To solve the “Minimize Meeting Rooms” problem, we can use a greedy algorithm. The idea is to keep track of the ongoing meetings and allocate new meeting rooms whenever a new meeting starts while making sure that there are no overlapping meetings in the same room.

from typing import List, Tuple

def min_meeting_rooms(meetings: List[Tuple[int, int]]) -> int:
    # Check if there are no meetings
    if not meetings:
        return 0

    # Separate the start times and end times of meetings
    start_times = [start for start, end in meetings]
    end_times = [end for start, end in meetings]

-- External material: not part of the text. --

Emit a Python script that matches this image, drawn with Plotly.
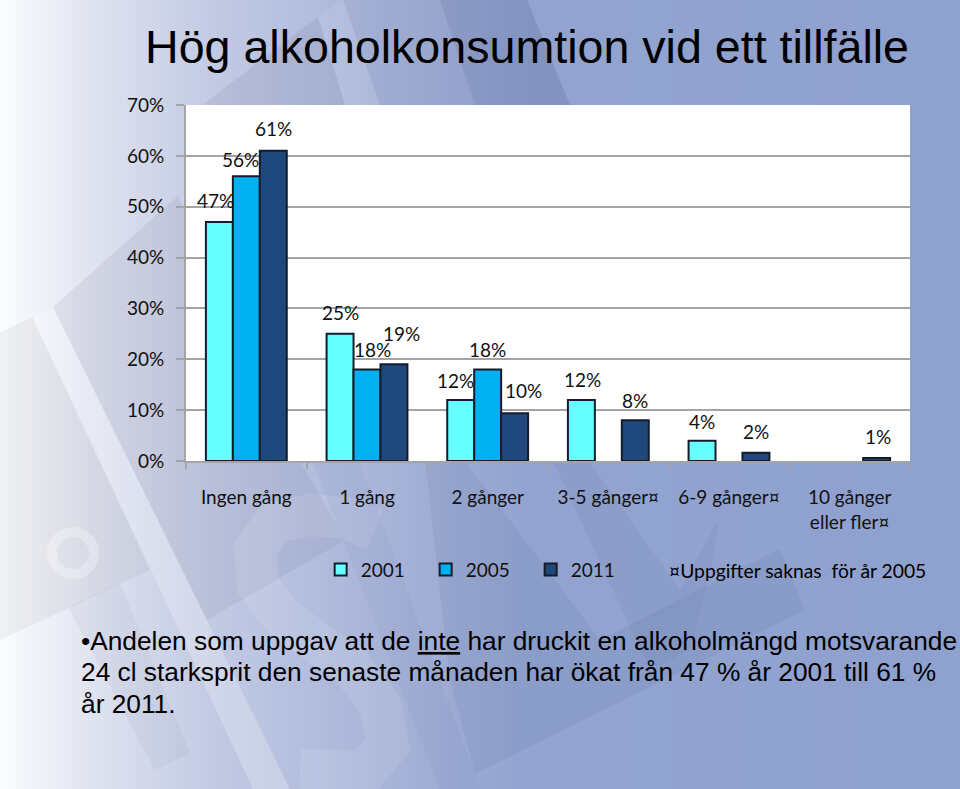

    # Sort the start times and end times separately
    start_times.sort()
    end_times.sort()

    num_rooms = 0  # Count of meeting rooms needed
    end_ptr = 0     # Pointer for the end times

    for start_time in start_times:
        # Check if a meeting has ended
        if start_time >= end_times[end_ptr]:
            # If a meeting has ended, reuse the room by incrementing the end_ptr
            end_ptr += 1
        else:
            # If no room is available, allocate a new room
            num_rooms += 1

    return num_rooms

# Example usage:
result1 = min_meeting_rooms([(0, 30), (5, 10), (15, 20)])
print(result1)
assert result1 == 2

result2 = min_meeting_rooms([(1, 5), (8, 9), (2, 6)])
print(result2)
assert result2 == 2

result3 = min_meeting_rooms([(7, 10), (2, 4)])
print(result3)
assert result3 == 1

Time Complexity:

The time complexity is O(N log N), where N is the number of meetings. The sorting of start times and end times takes O(N log N), and the iteration through the sorted start times or end times takes O(N). The dominant factor is the sorting.

Space Complexity:

The space complexity is O(N) as we use separate lists for start times and end times, each of size N.